● **Set problem**
Scan the data below and report how many lines include the word "React". Nothing else is wanted.
##### Collected material #####
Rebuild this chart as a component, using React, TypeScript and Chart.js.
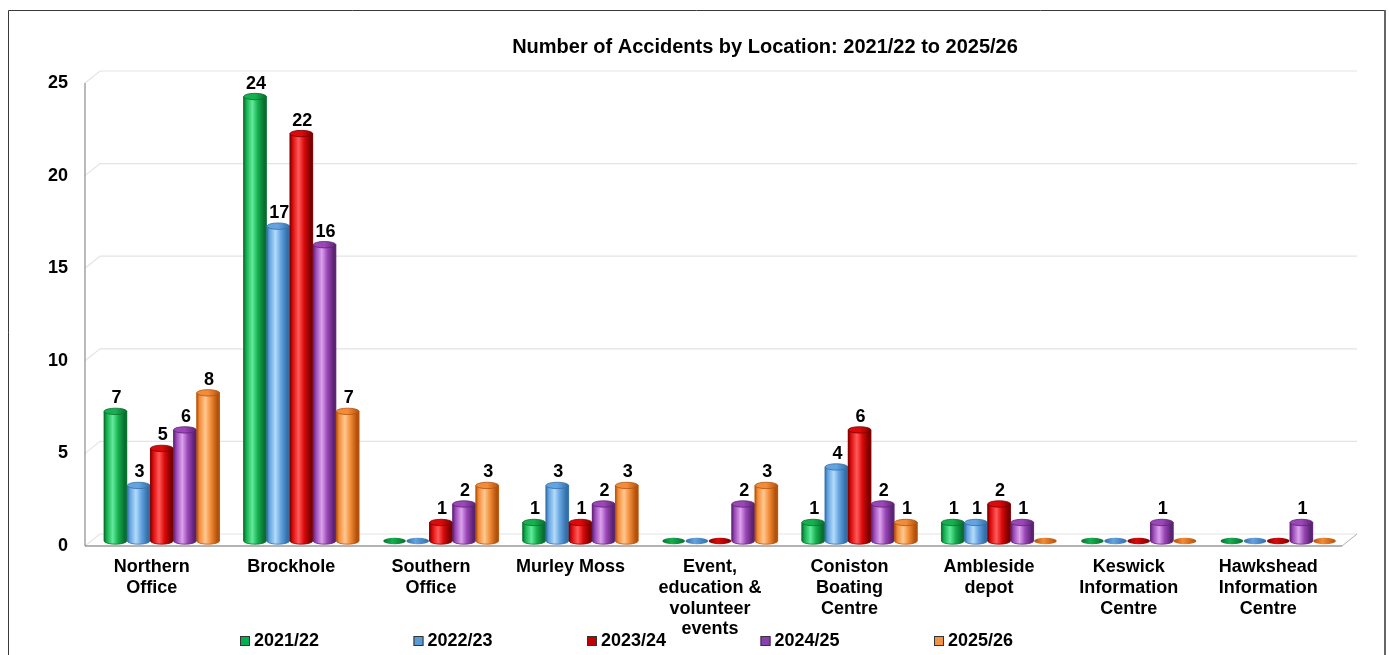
import React, { useEffect, useRef } from "react";
import { Chart, registerables } from "chart.js";

Chart.register(...registerables);

const TITLE = "Number of Accidents by Location: 2021/22 to 2025/26";

const categories: string[][] = [
  ["Northern", "Office"],
  ["Brockhole"],
  ["Southern", "Office"],
  ["Murley Moss"],
  ["Event,", "education &", "volunteer", "events"],
  ["Coniston", "Boating", "Centre"],
  ["Ambleside", "depot"],
  ["Keswick", "Information", "Centre"],
  ["Hawkshead", "Information", "Centre"],
];

const seriesLabels = ["2021/22", "2022/23", "2023/24", "2024/25", "2025/26"];

const values2021 = [7, 24, 0, 1, 0, 1, 1, 0, 0];
const values2022 = [3, 17, 0, 3, 0, 4, 1, 0, 0];
const values2023 = [5, 22, 1, 1, 0, 6, 2, 0, 0];
const values2024 = [6, 16, 2, 2, 2, 2, 1, 1, 1];
const values2025 = [8, 7, 3, 3, 3, 1, 0, 0, 0];

const yTicks = [0, 5, 10, 15, 20, 25];

// colour ramps: [dark, mid, light, legend]
const palettes = [
  ["#0a6e30", "#16b04f", "#62eb9c", "#00b050"],
  ["#336fa8", "#63a3e0", "#b3dbfa", "#5b9bd5"],
  ["#7d0000", "#dc0a0a", "#ff5a5a", "#c00000"],
  ["#5c2373", "#9b47b8", "#dba3ec", "#8a3fae"],
  ["#b4520c", "#f28c38", "#ffc890", "#f39240"],
];

const FONT = "'Liberation Sans', Arial, sans-serif";

const FRONT_DX = -7;
const FRONT_DY = 5;
const BACK_DX = 8;
const BACK_DY = -7;

const decoPlugin = {
  id: "deco",
  beforeDraw(chart: any) {
    const ctx = chart.ctx;
    ctx.save();
    ctx.fillStyle = "#ffffff";
    ctx.fillRect(0, 0, chart.width, chart.height);
    // frame
    ctx.strokeStyle = "#3a3a3a";
    ctx.lineWidth = 1;
    ctx.beginPath();
    ctx.moveTo(8.5, chart.height);
    ctx.lineTo(8.5, 10.5);
    ctx.lineTo(1384.5, 10.5);
    ctx.stroke();
    ctx.strokeStyle = "#666";
    ctx.lineWidth = 2;
    ctx.beginPath();
    ctx.moveTo(1385, 10);
    ctx.lineTo(1385, chart.height);
    ctx.stroke();
    // title
    ctx.fillStyle = "#000";
    ctx.font = `bold 20px ${FONT}`;
    ctx.textAlign = "center";
    ctx.textBaseline = "middle";
    ctx.fillText(TITLE, 765, 47);
    ctx.restore();
  },
  beforeDatasetsDraw(chart: any) {
    const ctx = chart.ctx;
    const { left, right } = chart.chartArea;
    const ys = chart.scales.y;
    ctx.save();
    // back wall gridlines + left side diagonals
    ctx.strokeStyle = "#e4e4e4";
    ctx.lineWidth = 1.2;
    for (const v of yTicks) {
      const y = ys.getPixelForValue(v);
      ctx.beginPath();
      ctx.moveTo(left + FRONT_DX, y + FRONT_DY);
      ctx.lineTo(left + BACK_DX, y + BACK_DY);
      ctx.lineTo(right + BACK_DX + 1, y + BACK_DY);
      ctx.stroke();
    }
    const y0 = ys.getPixelForValue(0);
    const yTop = ys.getPixelForValue(25);
    // floor right edge
    ctx.strokeStyle = "#b0b0b0";
    ctx.lineWidth = 1;
    ctx.beginPath();
    ctx.moveTo(right - 6, y0 + FRONT_DY);
    ctx.lineTo(right + BACK_DX + 1, y0 + BACK_DY);
    ctx.stroke();
    // front floor line
    ctx.strokeStyle = "#9a9a9a";
    ctx.lineWidth = 1.5;
    ctx.beginPath();
    ctx.moveTo(left + FRONT_DX, y0 + FRONT_DY);
    ctx.lineTo(right - 6, y0 + FRONT_DY);
    ctx.stroke();
    // front axis
    ctx.strokeStyle = "#8c8c8c";
    ctx.lineWidth = 1.2;
    ctx.beginPath();
    ctx.moveTo(left + FRONT_DX, yTop + FRONT_DY);
    ctx.lineTo(left + FRONT_DX, y0 + FRONT_DY);
    ctx.stroke();
    ctx.restore();
  },
  afterDatasetsDraw(chart: any) {
    const ctx = chart.ctx;
    ctx.save();
    const ry = 3.2;
    chart.data.datasets.forEach((ds: any, di: number) => {
      const meta = chart.getDatasetMeta(di);
      const [dark, mid, light] = palettes[di];
      meta.data.forEach((el: any, i: number) => {
        const { x, y, base, width } = el.getProps(["x", "y", "base", "width"], true);
        const w = width - 0.5;
        const l = x - w / 2;
        const r = x + w / 2;
        const rx = w / 2;
        const v = ds.data[i];
        if (!v) {
          ctx.beginPath();
          ctx.ellipse(x, base, rx, ry, 0, 0, Math.PI * 2);
          const g0 = ctx.createLinearGradient(l, 0, r, 0);
          g0.addColorStop(0, dark);
          g0.addColorStop(0.4, mid);
          g0.addColorStop(1, dark);
          ctx.fillStyle = g0;
          ctx.fill();
          return;
        }
        const g = ctx.createLinearGradient(l, 0, r, 0);
        g.addColorStop(0, dark);
        g.addColorStop(0.12, mid);
        g.addColorStop(0.38, light);
        g.addColorStop(0.62, mid);
        g.addColorStop(0.9, dark);
        g.addColorStop(1, dark);
        ctx.beginPath();
        ctx.moveTo(l, y);
        ctx.lineTo(l, base);
        ctx.ellipse(x, base, rx, ry, 0, Math.PI, 0, true);
        ctx.lineTo(r, y);
        ctx.closePath();
        ctx.fillStyle = g;
        ctx.fill();
        ctx.strokeStyle = dark;
        ctx.lineWidth = 0.8;
        ctx.stroke();
        // top cap
        ctx.beginPath();
        ctx.ellipse(x, y, rx, ry, 0, 0, Math.PI * 2);
        const gc = ctx.createLinearGradient(l, 0, r, 0);
        gc.addColorStop(0, mid);
        gc.addColorStop(0.5, mid);
        gc.addColorStop(1, dark);
        ctx.fillStyle = gc;
        ctx.fill();
        ctx.strokeStyle = dark;
        ctx.lineWidth = 0.8;
        ctx.stroke();
        // value label
        ctx.fillStyle = "#000";
        ctx.font = `bold 18px ${FONT}`;
        ctx.textAlign = "center";
        ctx.textBaseline = "alphabetic";
        ctx.fillText(String(v), x + 1, y - 8);
      });
    });
    ctx.restore();
  },
  afterDraw(chart: any) {
    const ctx = chart.ctx;
    ctx.save();
    ctx.font = `bold 18px ${FONT}`;
    ctx.textBaseline = "middle";
    ctx.textAlign = "left";
    seriesLabels.forEach((lab, i) => {
      const bx = 240 + i * 173.5;
      const by = 636;
      ctx.fillStyle = palettes[i][3];
      ctx.fillRect(bx, by, 10, 10);
      ctx.strokeStyle = "#333";
      ctx.lineWidth = 1;
      ctx.strokeRect(bx + 0.5, by + 0.5, 9, 9);
      ctx.fillStyle = "#000";
      ctx.fillText(lab, bx + 14, by + 5.5);
    });
    ctx.restore();
  },
};

export default function App() {
  const ref = useRef<HTMLCanvasElement | null>(null);
  useEffect(() => {
    if (!ref.current) return;
    const allValues = [values2021, values2022, values2023, values2024, values2025];
    const chart = new Chart(ref.current, {
      type: "bar",
      data: {
        labels: categories,
        datasets: seriesLabels.map((lab, i) => ({
          label: lab,
          data: allValues[i],
          backgroundColor: palettes[i][1],
          borderWidth: 0,
          categoryPercentage: 0.83,
          barPercentage: 1.0,
        })),
      },
      options: {
        animation: false,
        responsive: false,
        maintainAspectRatio: false,
        layout: { padding: { left: 0, right: 41, top: 78, bottom: 0 } },
        plugins: {
          legend: { display: false },
          title: { display: false },
          tooltip: { enabled: false },
        },
        scales: {
          x: {
            grid: { display: false, drawTicks: false },
            border: { display: false },
            ticks: {
              autoSkip: false,
              maxRotation: 0,
              minRotation: 0,
              labelOffset: -10,
              padding: 16,
              color: "#000",
              font: { family: FONT, size: 18, weight: "bold", lineHeight: 1.15 },
            },
            afterFit: (s: any) => {
              s.height = 114;
            },
          },
          y: {
            min: 0,
            max: 25,
            grid: { display: false, drawTicks: false },
            border: { display: false },
            ticks: {
              stepSize: 5,
              padding: 24,
              labelOffset: 5,
              color: "#000",
              font: { family: FONT, size: 18, weight: "bold" },
            },
            afterFit: (s: any) => {
              s.width = 92;
            },
          },
        },
      },
      plugins: [decoPlugin],
    });
    return () => chart.destroy();
  }, []);
  return (
    <div style={{ position: "fixed", left: 0, top: 0, width: 1389, height: 655 }}>
      <canvas ref={ref} width={1389} height={655} style={{ width: 1389, height: 655, display: "block" }} />
    </div>
  );
}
#####
● **Output below**
2